EU and international protection
Post-Brexit, a UK trademark covers the UK only. For the EU, you file an EU trademark (EUTM) separately. For wider coverage, the Madrid System lets you file once and designate multiple jurisdictions. Most early-stage UK businesses start with the UK only and extend internationally as the brand scales.
When to use a trademark attorney
For a single-class word mark with a clean clearance search, a founder can file directly. Use a chartered trademark attorney when:
- The mark is borderline descriptive or distinctive.
- You're registering across multiple classes or jurisdictions.
- You receive an examination report or an opposition notice.
- You're dealing with a pre-existing dispute or threat.

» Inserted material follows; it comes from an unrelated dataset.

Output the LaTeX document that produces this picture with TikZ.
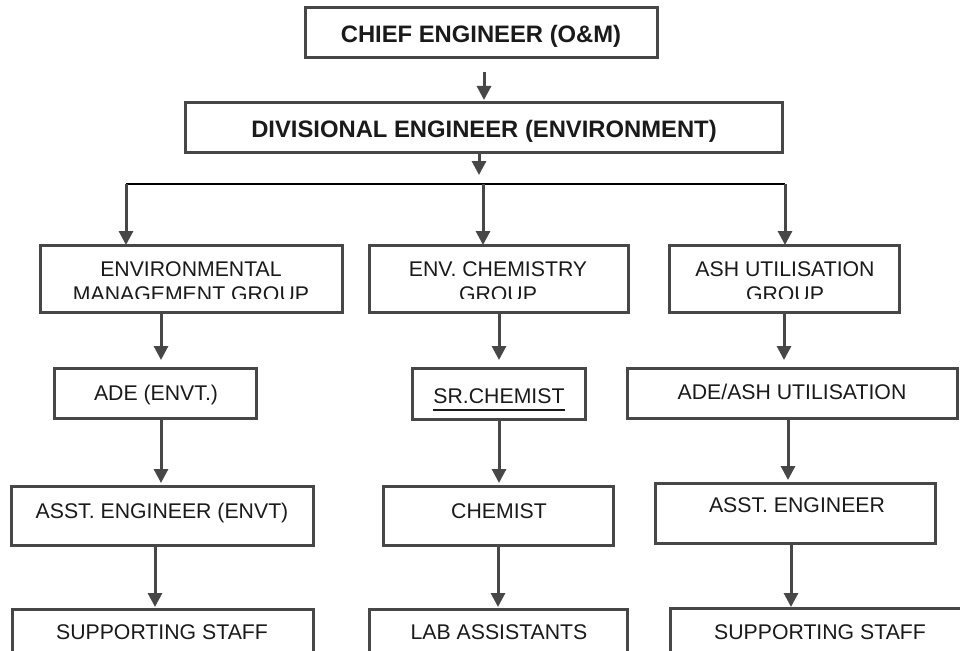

The cost is usually 2–5x the IPO filing fees, and is almost always cheaper than fixing a problem later.
Where Rajoka fits
Inside the Rajoka portfolio, Harveys Legal handles trademark registration alongside immigration support for UK founders and employers. Trademarks sit inside the compliance pillar of the four-pillar model — see the four pillars article for the wider context, and the full portfolio for adjacent specialist brands.
Frequently asked questions
How much does a UK trademark cost?
UK Intellectual Property Office filing fees start at £170 for one class through the standard online application, or £200 with the Right Start option (which gives a refund of £100 if the mark fails examination). Each additional class is £50. Trademark attorney fees, where used, typically add £400–£1,500 per application depending on complexity.
How long does UK trademark registration take?
If unopposed, a UK trademark application typically takes 4–6 months from filing to registration. Examination is usually 2 weeks; the opposition period after publication is 2 months; registration follows shortly after. Opposed or contested applications can take significantly longer.
Do I need a trademark if I've already registered the company at Companies House?
Yes — they're separate protections. A Companies House registration gives you a legal entity name; a trademark gives you exclusive rights to the brand name as used in the goods and services classes you register. A company name alone does not stop another business using a similar branding for the same services.
What's the difference between TM and ®?
™ can be used by any business claiming a mark, registered or not — it has no legal status by itself. ® can only be used once a trademark is officially registered with the UK IPO (or another jurisdiction's registry). Using ® without a registration is an offence in the UK.